We are just beginning to address the problem here. Were Herod and Pontius Pilate free agents? Could they have acted other than they did? Does God actually, in some kind of eternal 'now', have a view of all the actions and events that, from our perspective, are not only past and present but also future?
This is the area that I hope to explore in the pages that follow. Each question that we ask seems to raise further questions, all of them focusing on what it means to be a Christian.
God and Time
The passage cited in the previous chapter raises lots of questions about the relationship God has with time. We experience time in a linear fashion. There is the now, there has been a past, and there will be a future. Our knowledge of the now is by being awake and receiving all the stimuli we are used to. We are aware of what we are thinking. Our consciousness is embedded in the present. We can remember the past, even though not always perfectly. We can imagine the future, with acknowledged uncertainty. It seems, however, that with God things are different. Let us look at a few passages from the Bible about this.

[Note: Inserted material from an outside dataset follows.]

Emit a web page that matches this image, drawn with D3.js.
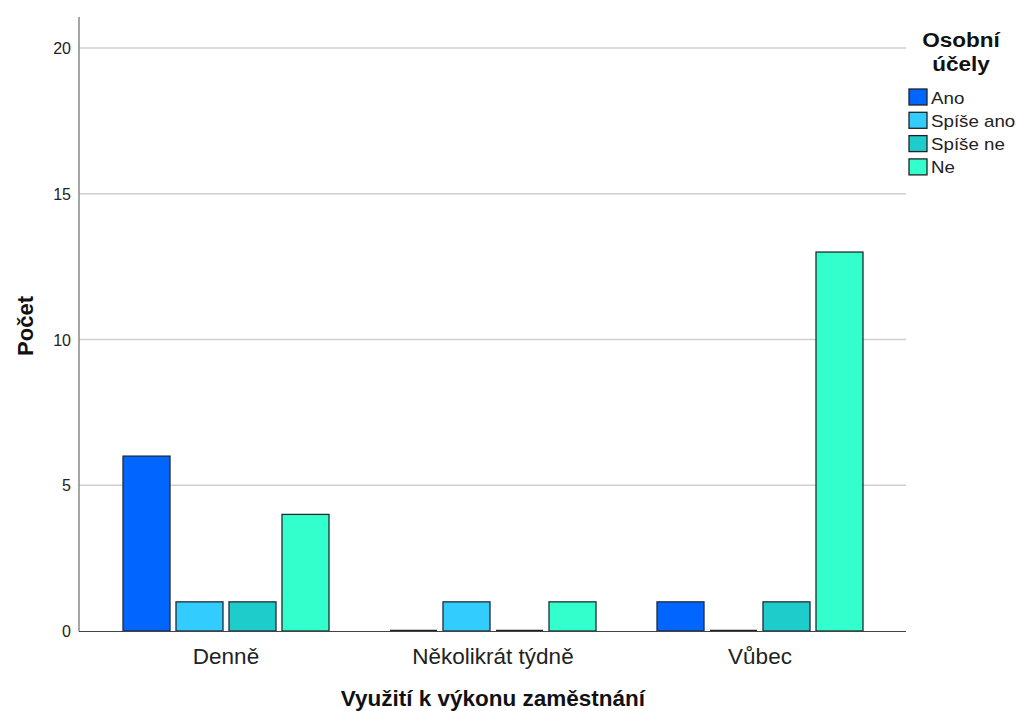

Blessed be the God and Father of our Lord Jesus Christ, who has blessed us with every spiritual blessing in the heavenly places in Christ; even as he chose us in him before the foundation of the world, that we would be holy and without defect before him in love; having predestined us for adoption as children through Jesus Christ to himself, according to the good pleasure of his desire, to the praise of the glory of his grace, by which he freely gave us favour in the Beloved. (Ephesians 1:3-6)

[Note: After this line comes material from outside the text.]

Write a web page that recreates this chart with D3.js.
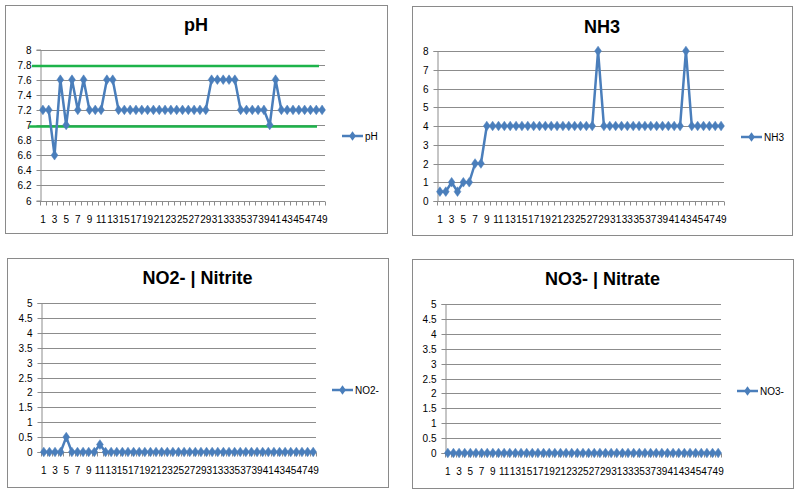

Something took place 'before the foundation of the world' which affects my own now, my own past, my own future, and that of every one of us. Let us check out this phrase. Peter uses it here:
You were redeemed, not with corruptible things, with silver or gold, . . . but with precious blood, as of a faultless and pure lamb, the blood of Christ; who was foreknown indeed before the foundation of the world, but was revealed at the end of times for your sake. (1 Peter 1:18-20)
And again here:
All who dwell on the earth will worship him, [the evil beast] everyone whose name has not been written from the foundation of the world in the book of life of the Lamb who has been killed. (Revelation 13:8)
The beast that you saw was, and is not; and is about to come up out of the abyss and to go into destruction. Those who dwell on the earth and whose names have not been written in the book of life from the foundation of the world will marvel when they see that the beast was, and is not, and shall be present. (Revelation 17:8)

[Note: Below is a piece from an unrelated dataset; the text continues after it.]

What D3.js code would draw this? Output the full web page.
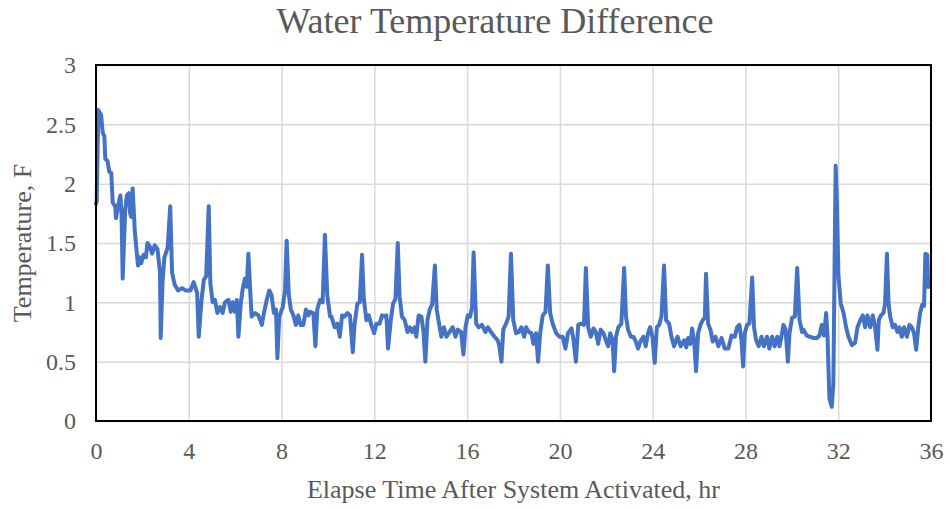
<!DOCTYPE html>
<html>
<head>
<meta charset="utf-8">
<script src="https://cdn.jsdelivr.net/npm/d3@7"></script>
<style>
    body { margin: 0; background: #fff; overflow: hidden; }
    svg { display: block; }
    text { font-family: "Liberation Serif", "Times New Roman", serif; fill: #595959; }
</style>
</head>
<body>
<svg id="chart" width="950" height="508"></svg>
<script>
// Elapsed time (hr) and temperature difference (F)
const elapsedHours = [
    0.00, 0.03, 0.10, 0.15, 0.22, 0.29, 0.36, 0.40, 0.50, 0.57, 0.66, 0.72, 0.83, 0.86, 0.95, 1.05, 1.10, 1.15, 1.26, 1.33,
    1.42, 1.47, 1.52, 1.58, 1.67, 1.72, 1.81, 1.88, 1.95, 2.05, 2.15, 2.22, 2.32, 2.42, 2.53, 2.65, 2.76, 2.79, 2.87, 2.95,
    3.09, 3.20, 3.28, 3.39, 3.54, 3.71, 3.86, 4.07, 4.21, 4.36, 4.43, 4.54, 4.65, 4.75, 4.86, 4.93, 5.03,
    5.13, 5.23, 5.35, 5.46, 5.56, 5.71, 5.81, 5.89, 5.99, 6.07, 6.14, 6.24, 6.33, 6.42, 6.50, 6.57, 6.64, 6.71, 6.86, 7.00,
    7.15, 7.24, 7.36, 7.47, 7.57, 7.67, 7.76, 7.82, 7.90, 8.05, 8.15, 8.22, 8.31, 8.40, 8.51, 8.62, 8.72, 8.82, 8.94, 9.05,
    9.16, 9.23, 9.37, 9.46, 9.54, 9.66, 9.77, 9.87, 9.97, 10.09,
    10.15, 10.29, 10.41, 10.51, 10.61, 10.72, 10.84, 10.95, 11.07, 11.15, 11.27, 11.37, 11.47, 11.55, 11.66, 11.76, 11.87, 11.99, 12.09, 12.23,
    12.33, 12.45, 12.52, 12.59, 12.71, 12.81, 12.91, 13.01, 13.09, 13.19, 13.31, 13.43, 13.53, 13.63, 13.74, 13.81, 13.91, 14.03, 14.12, 14.20,
    14.29, 14.39, 14.49, 14.61, 14.69, 14.79, 14.89, 15.00, 15.11,
    15.24, 15.38, 15.50, 15.60, 15.74, 15.84, 15.93, 16.03, 16.13, 16.21, 16.28, 16.39, 16.50, 16.64, 16.79, 16.89, 17.03, 17.18, 17.32, 17.39,
    17.48, 17.56, 17.68, 17.79, 17.89, 17.99, 18.11, 18.23, 18.34, 18.46, 18.54, 18.66, 18.77, 18.86, 18.97, 19.06, 19.15, 19.26, 19.38, 19.48,
    19.58, 19.69, 19.84, 19.98, 20.12,
    20.24, 20.35, 20.50, 20.59, 20.69, 20.79, 20.90, 21.04, 21.12, 21.22, 21.33, 21.45, 21.55, 21.65, 21.76, 21.88, 21.98, 22.08, 22.17, 22.27,
    22.34, 22.42, 22.52, 22.65, 22.77, 22.85, 22.94, 23.06, 23.17, 23.27, 23.37, 23.49, 23.60, 23.70, 23.80, 23.89, 23.99, 24.09, 24.18, 24.28,
    24.38, 24.49, 24.58, 24.71, 24.81, 24.92, 25.07, 25.21, 25.36,
    25.45, 25.53, 25.63, 25.70, 25.79, 25.87, 25.96, 26.06, 26.16, 26.25, 26.30, 26.39, 26.49, 26.59, 26.71, 26.83, 26.97, 27.11, 27.26, 27.40,
    27.54, 27.64, 27.74, 27.83, 27.90, 27.97, 28.07, 28.17, 28.29, 28.37, 28.46, 28.57, 28.69, 28.79, 28.93, 29.03, 29.15, 29.26, 29.37, 29.47,
    29.55, 29.64, 29.73, 29.83, 29.90, 30.01, 30.13, 30.23, 30.33, 30.44,
    30.50, 30.64, 30.79, 30.93, 31.08, 31.19, 31.29, 31.39, 31.48, 31.54, 31.62, 31.72, 31.79, 31.85, 31.89, 31.94, 32.01, 32.11, 32.23, 32.34,
    32.44, 32.59, 32.73, 32.83, 32.95, 33.06, 33.16, 33.26, 33.38, 33.49, 33.59, 33.69, 33.75, 33.84, 33.95, 34.02, 34.10, 34.17, 34.24, 34.35,
    34.45, 34.55, 34.64, 34.74, 34.84, 34.96, 35.07, 35.17, 35.27, 35.36, 35.45, 35.53, 35.62, 35.70, 35.76, 35.84, 35.88
];

const tempDiff = [
    1.83, 1.85, 2.62, 2.60, 2.58, 2.43, 2.40, 2.21, 2.19, 2.10, 2.09, 1.84, 1.81, 1.71, 1.81, 1.90, 1.75, 1.20, 1.78, 1.90,
    1.92, 1.75, 1.72, 1.96, 1.61, 1.50, 1.31, 1.38, 1.33, 1.40, 1.38, 1.50, 1.47, 1.41, 1.48, 1.45, 1.25, 0.70, 1.18, 1.38,
    1.46, 1.81, 1.25, 1.15, 1.10, 1.12, 1.10, 1.10, 1.17, 1.08, 0.71, 1.00, 1.19, 1.22, 1.81, 1.16, 1.00,
    1.02, 0.91, 0.96, 0.91, 1.00, 1.02, 0.92, 1.00, 0.92, 1.02, 0.71, 0.99, 1.12, 1.20, 1.13, 1.41, 1.13, 0.88, 0.91, 0.89,
    0.81, 0.91, 1.02, 1.10, 1.06, 0.91, 0.94, 0.53, 0.88, 0.96, 1.10, 1.52, 1.07, 0.94, 0.89, 0.81, 0.89, 0.81, 0.81, 0.94,
    0.89, 0.92, 0.91, 0.63, 0.94, 1.02, 1.00, 1.57, 1.06, 0.88,
    0.88, 0.79, 0.82, 0.71, 0.89, 0.88, 0.91, 0.89, 0.58, 0.82, 0.99, 1.00, 1.40, 1.02, 0.85, 0.89, 0.81, 0.74, 0.82, 0.82,
    0.89, 0.88, 0.89, 0.61, 0.85, 0.99, 1.03, 1.50, 1.05, 0.88, 0.85, 0.75, 0.79, 0.75, 0.79, 0.71, 0.89, 0.88, 0.75, 0.50,
    0.85, 0.94, 0.98, 1.31, 0.94, 0.82, 0.71, 0.79, 0.71,
    0.75, 0.79, 0.71, 0.77, 0.75, 0.56, 0.79, 0.89, 0.88, 0.96, 1.42, 0.82, 0.79, 0.81, 0.75, 0.79, 0.75, 0.71, 0.68, 0.63,
    0.50, 0.77, 0.82, 0.88, 1.41, 0.85, 0.74, 0.75, 0.79, 0.71, 0.79, 0.75, 0.74, 0.65, 0.74, 0.50, 0.74, 0.89, 0.92, 1.31,
    0.91, 0.82, 0.74, 0.71, 0.71,
    0.61, 0.74, 0.78, 0.68, 0.50, 0.81, 0.82, 0.81, 1.29, 0.79, 0.71, 0.78, 0.75, 0.65, 0.77, 0.74, 0.68, 0.63, 0.74, 0.68,
    0.42, 0.71, 0.79, 0.82, 1.29, 0.88, 0.77, 0.71, 0.71, 0.67, 0.61, 0.68, 0.71, 0.63, 0.74, 0.79, 0.71, 0.49, 0.79, 0.81,
    0.88, 1.31, 0.85, 0.82, 0.71, 0.63, 0.71, 0.63, 0.68,
    0.62, 0.70, 0.65, 0.78, 0.68, 0.42, 0.74, 0.81, 0.85, 0.87, 1.24, 0.82, 0.77, 0.67, 0.71, 0.63, 0.70, 0.61, 0.61, 0.72,
    0.71, 0.79, 0.81, 0.68, 0.46, 0.74, 0.81, 0.82, 1.21, 0.79, 0.68, 0.63, 0.71, 0.63, 0.71, 0.61, 0.71, 0.63, 0.71, 0.63,
    0.71, 0.81, 0.77, 0.50, 0.74, 0.87, 0.88, 1.29, 0.85, 0.75,
    0.77, 0.72, 0.71, 0.70, 0.70, 0.72, 0.81, 0.72, 0.91, 0.71, 0.19, 0.12, 0.31, 1.44, 2.15, 1.86, 1.22, 0.99, 0.91, 0.79,
    0.71, 0.64, 0.66, 0.79, 0.85, 0.89, 0.79, 0.89, 0.79, 0.89, 0.79, 0.60, 0.85, 0.89, 0.91, 0.99, 1.41, 0.99, 0.88, 0.79,
    0.81, 0.75, 0.79, 0.71, 0.79, 0.71, 0.81, 0.79, 0.74, 0.60, 0.79, 0.91, 0.98, 0.97, 1.41, 1.40, 1.13
];

const xTicks = [0, 4, 8, 12, 16, 20, 24, 28, 32, 36];
const yTicks = [0, 0.5, 1, 1.5, 2, 2.5, 3];

const chartTitle = "Water Temperature Difference";
const xTitle = "Elapse Time After System Activated, hr";
const yTitle = "Temperature, F";

const width = 950, height = 508;
const margin = { top: 65, right: 19, bottom: 87, left: 96 };
const innerWidth = width - margin.left - margin.right;
const innerHeight = height - margin.top - margin.bottom;

const svg = d3.select("#chart");

const xScale = d3.scaleLinear().domain([0, 36]).range([0, innerWidth]);
const yScale = d3.scaleLinear().domain([0, 3]).range([innerHeight, 0]);

const g = svg.append("g")
    .attr("transform", `translate(${margin.left}, ${margin.top})`);

// Gridlines (axis ticks with the labels stripped out)
g.append("g")
    .call(d3.axisLeft(yScale).tickValues(yTicks).tickSize(-innerWidth).tickFormat(""))
    .call(a => a.select(".domain").remove())
    .call(a => a.selectAll("text").remove())
    .selectAll("line")
    .attr("stroke", "#d9d9d9")
    .attr("stroke-width", 1.5);

g.append("g")
    .call(d3.axisTop(xScale).tickValues(xTicks).tickSize(-innerHeight).tickFormat(""))
    .call(a => a.select(".domain").remove())
    .call(a => a.selectAll("text").remove())
    .selectAll("line")
    .attr("stroke", "#d9d9d9")
    .attr("stroke-width", 1.5);

// Tick labels
const xAxis = g.append("g")
    .attr("transform", `translate(0, ${innerHeight})`)
    .call(d3.axisBottom(xScale).tickValues(xTicks).tickSize(0).tickPadding(21).tickFormat(d3.format("d")));
xAxis.select(".domain").remove();
xAxis.selectAll("text")
    .attr("font-family", "Liberation Serif")
    .attr("font-size", 24)
    .attr("fill", "#595959");

const yAxis = g.append("g")
    .call(d3.axisLeft(yScale).tickValues(yTicks).tickSize(0).tickPadding(20).tickFormat(d => d));
yAxis.select(".domain").remove();
yAxis.selectAll("text")
    .attr("font-family", "Liberation Serif")
    .attr("font-size", 24)
    .attr("fill", "#595959");

// Data line
const series = elapsedHours.map((t, i) => ({ t: t, v: tempDiff[i] }));
const line = d3.line()
    .x(d => xScale(d.t))
    .y(d => yScale(d.v));

g.append("path")
    .datum(series)
    .attr("fill", "none")
    .attr("stroke", "#4472c4")
    .attr("stroke-width", 4)
    .attr("stroke-linejoin", "round")
    .attr("stroke-linecap", "round")
    .attr("d", line);

// Plot frame
g.append("rect")
    .attr("width", innerWidth)
    .attr("height", innerHeight)
    .attr("fill", "none")
    .attr("stroke", "#000")
    .attr("stroke-width", 2);

// Titles
svg.append("text")
    .attr("x", 495)
    .attr("y", 33)
    .attr("text-anchor", "middle")
    .attr("font-size", 36)
    .text(chartTitle);

svg.append("text")
    .attr("x", margin.left + innerWidth / 2)
    .attr("y", 498)
    .attr("text-anchor", "middle")
    .attr("font-size", 26)
    .text(xTitle);

svg.append("text")
    .attr("transform", `translate(31, ${margin.top + innerHeight / 2}) rotate(-90)`)
    .attr("text-anchor", "middle")
    .attr("font-size", 26)
    .text(yTitle);
</script>
</body>
</html>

The 'book of life' is another phrase we need to think about. It seems that to have one's name written in the 'book of life' is the equivalent of being adopted into God's family, which is the important category that Paul has used in the passage quoted above when he wrote to the Ephesian Christians.
The Psalmist prays about evildoers:
Let them be blotted out of the book of life, and not be written with the righteous. (Psalm 69:28)
Writing to the Philippians Paul says:
Yes, I beg you also, true partner, help these women, for they laboured with me in the Good News, with Clement also, and the rest of my fellow workers, whose names are in the book of life.(Philippians 4:3)
We have already noted two passages from the book of Revelation. Here is a third:
He who overcomes will be arrayed in white garments, and I will in no way blot his name out of the book of life, and I will confess his name before my Father, and before his angels. (Revelation 3:5)
These passages are unequivocal, and establish a very clear Biblical basis for the doctrine of predestination. From the very beginning of time God has known who would become part of his family, and – metaphorically no doubt – has had their names inscribed in a book.
There is another key word we need to think more about, again from the Ephesians passage, and that is 'chose'. We Christians have been chosen by God. What does this actually mean? It is worth a whole chapter to itself.